Limited inventory means buyers must act quickly

Yet this trifecta of high mortgage rates, high home prices, and low inventory isn’t stopping buyers from scooping up a great home when they see one.

In counterintuitive news, homes are spending two fewer days on the market for the week ending Nov. 4 than they did a year ago. (The average home spent 50 days on the market in October.) Instead, in a housing market where available homes are becoming scarcer by the day, motivated buyers seem to be wasting no time sealing the homebuying deal.

“The gap in time on market narrowed over the last few months as buyers competed over fewer homes,” explains Jones.

The mortgage rate outlook

Mortgage rates continue to be the key metric weighing down the housing market, with buyers wondering if there will be a thaw in rates this winter.

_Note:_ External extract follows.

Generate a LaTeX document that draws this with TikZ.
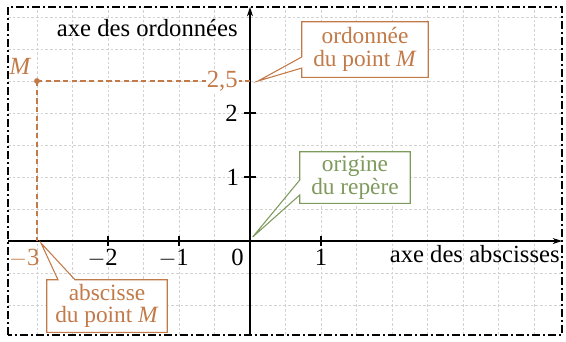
\documentclass[tikz,border=0pt]{standalone}
\usepackage{fontspec}
\setmainfont{Liberation Serif}
\usetikzlibrary{arrows.meta,calc,positioning}
\definecolor{RepOrange}{HTML}{C27A48}
\definecolor{RepGreen}{HTML}{7E9A5C}
\definecolor{GridGray}{HTML}{D2D2D2}

\begin{document}
\begin{tikzpicture}[x=53.25pt,y=48pt,
      lbl/.style={font=\fontsize{18.5}{15}\selectfont,inner sep=0pt},
      bubble/.style={font=\fontsize{17.5}{17}\selectfont,align=center,fill=white,inner sep=0pt},
      bubbleline/.style={line width=0.8pt,line join=miter},
      axis/.style={-{Stealth[length=7pt,width=4.5pt]},line width=0.9pt},
      tickmark/.style={line width=0.8pt},
      guide/.style={RepOrange,line width=0.8pt,dash pattern=on 4pt off 2.5pt},
      gridline/.style={GridGray,line width=0.4pt,dash pattern=on 2pt off 1.5pt},
      frameline/.style={line width=1.5pt,dash pattern=on 6pt off 2.5pt on 1pt off 2.5pt}]
  \useasboundingbox (-3.521,-1.5625) rectangle (4.451,3.766);
  % grille et cadre
  \draw[gridline] (-3.408,-1.469) grid[step=0.5] (4.394,3.656);
  \draw[frameline] (-3.408,-1.469) rectangle (4.394,3.656);
  % axes
  \coordinate (O) at (0,0);
  \coordinate (xbeg) at (-3.408,0);
  \coordinate (xend) at (4.394,0);
  \coordinate (ybeg) at (0,-1.469);
  \coordinate (yend) at (0,3.656);
  \draw[axis] (xbeg) -- (xend);
  \draw[axis] (ybeg) -- (yend);
  \foreach \x in {-2,-1,1}
    \draw[tickmark] (\x,4pt) -- (\x,-4pt);
  \foreach \y in {1,2}
    \draw[tickmark] (-4.5pt,\y) -- (4.5pt,\y);
  \node[lbl,anchor=base,xshift=-4pt] (xm2) at (-2,-0.375) {$-$2};
  \node[lbl,anchor=base,xshift=-4pt] (xm1) at (-1,-0.375) {$-$1};
  \node[lbl,anchor=base] (x1) at (1,-0.375) {1};
  \node[lbl,anchor=base] (x0) at (-0.176,-0.375) {0};
  \node[lbl,anchor=east,xshift=-8pt] (y1) at (0,1) {1};
  \node[lbl,anchor=east,xshift=-9pt] (y2) at (0,2) {2};
  \node[lbl,anchor=base east] (xname) at (4.366,-0.33) {axe des abscisses};
  \node[lbl,anchor=base east] (yname) at (-0.169,3.19) {axe des ordonnées};
  % point M
  \coordinate (M) at (-3,2.5);
  \coordinate (Mx) at (-3,0);
  \coordinate (My) at (0,2.5);
  \draw[guide] (M) -- (My);
  \draw[guide] (M) -- (Mx);
  \fill[RepOrange] (M) circle (2.2pt);
  \node[lbl,anchor=south east,xshift=-4pt,yshift=5pt,text=RepOrange] (labM) at (M) {\textit{M}};
  \node[lbl,anchor=east,xshift=-8pt,fill=white,inner sep=1pt,text=RepOrange] (y25) at (My) {2,5};
  \node[lbl,anchor=base east,xshift=2pt,text=RepOrange] (xm3) at (-3,-0.375) {$-$3};
  % bulles
  \coordinate (tipOrd) at ($(My)+(6pt,0)$);
  \coordinate (tipO) at ($(O)+(2pt,3pt)$);
  \coordinate (tipAbs) at ($(Mx)+(3pt,-1.5pt)$);
  \node[bubble,text=RepOrange,minimum width=94.5pt,minimum height=41.25pt] (ordM) at (1.620,2.992)
    {ordonnée\\du point \textit{M}};
  \draw[bubbleline,RepOrange] ($(ordM.west)+(0,-5.6pt)$) -- (tipOrd) -- ($(ordM.west)+(0,-13.9pt)$)
    -- (ordM.south west) -- (ordM.south east) -- (ordM.north east) -- (ordM.north west) -- cycle;
  \node[bubble,text=RepGreen,minimum width=82.5pt,minimum height=38.25pt] (orig) at (1.479,0.992)
    {origine\\du repère};
  \draw[bubbleline,RepGreen] ($(orig.west)+(0,-1.9pt)$) -- (tipO) -- ($(orig.west)+(0,-13.1pt)$)
    -- (orig.south west) -- (orig.south east) -- (orig.north east) -- (orig.north west) -- cycle;
  \node[bubble,text=RepOrange,minimum width=90pt,minimum height=39pt] (absM) at (-2.014,-1.016)
    {abscisse\\du point \textit{M}};
  \draw[bubbleline,RepOrange] (absM.north west) -- ($(absM.north)+(-36.75pt,0)$) -- (tipAbs)
    -- ($(absM.north)+(-24pt,0)$) -- (absM.north east) -- (absM.south east) -- (absM.south west) -- cycle;
\end{tikzpicture}
\end{document}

“Though [home] prices have continued to climb over last year’s level, mortgage rates have shown signs of softening following last week’s Fed meeting, promising relief for buyers,” notes Jones.

Recent employment data indicated a slowing job market, which will affect the Federal Reserve’s future rate decisions by strengthening the belief that its current policy has been effective in reducing inflation.

If future economic data further supports signs of an economic slowdown, good things might happen in the housing market.

“The Fed will be able to pause,” Jones explains, “and eventually pivot, their contractionary policy, which will help bring mortgage rates down.”